#### [Source data]

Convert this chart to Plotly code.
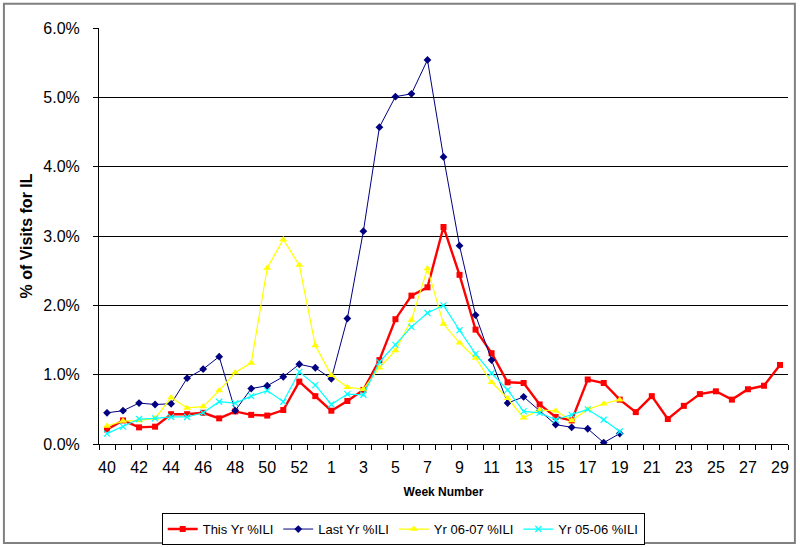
import plotly.graph_objects as go

weeks = ["40", "41", "42", "43", "44", "45", "46", "47", "48", "49", "50", "51", "52", "53",
         "1", "2", "3", "4", "5", "6", "7", "8", "9", "10", "11", "12", "13", "14", "15",
         "16", "17", "18", "19", "20", "21", "22", "23", "24", "25", "26", "27", "28", "29"]

this_yr = [0.21, 0.34, 0.24, 0.25, 0.43, 0.43, 0.45, 0.37, 0.47, 0.42, 0.41, 0.49, 0.90, 0.69,
           0.48, 0.62, 0.78, 1.21, 1.80, 2.14, 2.26, 3.13, 2.44, 1.65, 1.31, 0.89, 0.88, 0.57,
           0.39, 0.34, 0.93, 0.88, 0.64, 0.46, 0.69, 0.36, 0.55, 0.72, 0.76, 0.64, 0.79, 0.84, 1.14]

last_yr = [0.45, 0.48, 0.59, 0.57, 0.58, 0.95, 1.08, 1.26, 0.48, 0.80, 0.84, 0.97, 1.15, 1.10,
           0.94, 1.81, 3.07, 4.57, 5.01, 5.05, 5.54, 4.14, 2.86, 1.86, 1.21, 0.59, 0.68, 0.48,
           0.28, 0.24, 0.22, 0.02, 0.15]

yr_0607 = [0.26, 0.33, 0.34, 0.37, 0.67, 0.52, 0.54, 0.77, 1.03, 1.17, 2.54, 2.95, 2.58, 1.42,
           0.99, 0.82, 0.79, 1.10, 1.35, 1.79, 2.53, 1.73, 1.46, 1.24, 0.89, 0.66, 0.38, 0.49,
           0.48, 0.34, 0.50, 0.58, 0.64]

yr_0506 = [0.15, 0.25, 0.36, 0.37, 0.39, 0.39, 0.45, 0.61, 0.59, 0.69, 0.77, 0.61, 1.04, 0.85,
           0.57, 0.72, 0.71, 1.18, 1.43, 1.69, 1.89, 2.00, 1.64, 1.30, 1.02, 0.78, 0.47, 0.45,
           0.35, 0.42, 0.50, 0.35, 0.18]

tick_text = [w if i % 2 == 0 else "" for i, w in enumerate(weeks)]

FONT = "Liberation Sans, Arial, sans-serif"

fig = go.Figure()
fig.add_trace(go.Scatter(
    x=weeks[:len(this_yr)], y=this_yr, name="This Yr %ILI", mode="lines+markers",
    line=dict(color="#FF0000", width=2.4),
    marker=dict(symbol="square", size=6, color="#FF0000")))
fig.add_trace(go.Scatter(
    x=weeks[:len(last_yr)], y=last_yr, name="Last Yr %ILI", mode="lines+markers",
    line=dict(color="#000080", width=1),
    marker=dict(symbol="diamond", size=6, color="#000080")))
fig.add_trace(go.Scatter(
    x=weeks[:len(yr_0607)], y=yr_0607, name="Yr 06-07 %ILI", mode="lines+markers",
    line=dict(color="#FFFF00", width=1.2),
    marker=dict(symbol="triangle-up", size=7, color="#FFFF00")))
fig.add_trace(go.Scatter(
    x=weeks[:len(yr_0506)], y=yr_0506, name="Yr 05-06 %ILI", mode="lines+markers",
    line=dict(color="#00FFFF", width=1.2),
    marker=dict(symbol="x-thin-open", size=6, color="#00FFFF", line=dict(width=1.2, color="#00FFFF"))))

fig.update_layout(
    width=800, height=547,
    margin=dict(l=99, r=12, t=28, b=103, autoexpand=False),
    paper_bgcolor="white", plot_bgcolor="white",
    font=dict(family=FONT, size=13, color="black"),
    showlegend=True,
    legend=dict(orientation="h", xref="container", yref="container",
                x=0.504, xanchor="center", y=0.062, yanchor="top",
                bordercolor="black", borderwidth=1, font=dict(size=13),
                itemwidth=30, tracegroupgap=0),
    xaxis=dict(type="category", categoryorder="array", categoryarray=weeks,
               tickmode="array", tickvals=weeks, ticktext=tick_text, tickangle=0,
               tickson="boundaries", ticks="outside", ticklen=5, tickcolor="black",
               ticklabelstandoff=9,
               showline=True, linecolor="black", linewidth=1, showgrid=False,
               range=[-0.5, len(weeks) - 0.5], tickfont=dict(size=16),
               automargin=False,
               title=dict(text="<b>Week Number</b>", font=dict(size=12), standoff=12)),
    yaxis=dict(range=[0, 6], dtick=1, tick0=0, tickformat=".1f", ticksuffix="%",
               ticks="outside", ticklen=5, tickcolor="black",
               ticklabelstandoff=10,
               showline=True, linecolor="black", linewidth=1,
               showgrid=True, gridcolor="black", gridwidth=1, zeroline=False,
               tickfont=dict(size=16), automargin=False,
               title=dict(text="<b>% of Visits for IL</b>", font=dict(size=16), standoff=6)),
    shapes=[dict(type="rect", xref="paper", yref="paper",
                 x0=-0.138, x1=1.010, y0=-0.238, y1=1.058,
                 line=dict(color="#808080", width=2), fillcolor="rgba(0,0,0,0)", layer="below")],
)

fig.write_html("out.html", config={"displayModeBar": False},
               post_script="document.body.style.margin='0';document.body.style.overflow='hidden';")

#### [Exercise directions]
Please repeat exactly the data above from its first line to the line that contains "0.28, 0.24, 0.22, 0.02, 0.15]", inclusive, and leave every picture out.

#### [Finished answer]
Convert this chart to Plotly code.
import plotly.graph_objects as go

weeks = ["40", "41", "42", "43", "44", "45", "46", "47", "48", "49", "50", "51", "52", "53",
         "1", "2", "3", "4", "5", "6", "7", "8", "9", "10", "11", "12", "13", "14", "15",
         "16", "17", "18", "19", "20", "21", "22", "23", "24", "25", "26", "27", "28", "29"]

this_yr = [0.21, 0.34, 0.24, 0.25, 0.43, 0.43, 0.45, 0.37, 0.47, 0.42, 0.41, 0.49, 0.90, 0.69,
           0.48, 0.62, 0.78, 1.21, 1.80, 2.14, 2.26, 3.13, 2.44, 1.65, 1.31, 0.89, 0.88, 0.57,
           0.39, 0.34, 0.93, 0.88, 0.64, 0.46, 0.69, 0.36, 0.55, 0.72, 0.76, 0.64, 0.79, 0.84, 1.14]

last_yr = [0.45, 0.48, 0.59, 0.57, 0.58, 0.95, 1.08, 1.26, 0.48, 0.80, 0.84, 0.97, 1.15, 1.10,
           0.94, 1.81, 3.07, 4.57, 5.01, 5.05, 5.54, 4.14, 2.86, 1.86, 1.21, 0.59, 0.68, 0.48,
           0.28, 0.24, 0.22, 0.02, 0.15]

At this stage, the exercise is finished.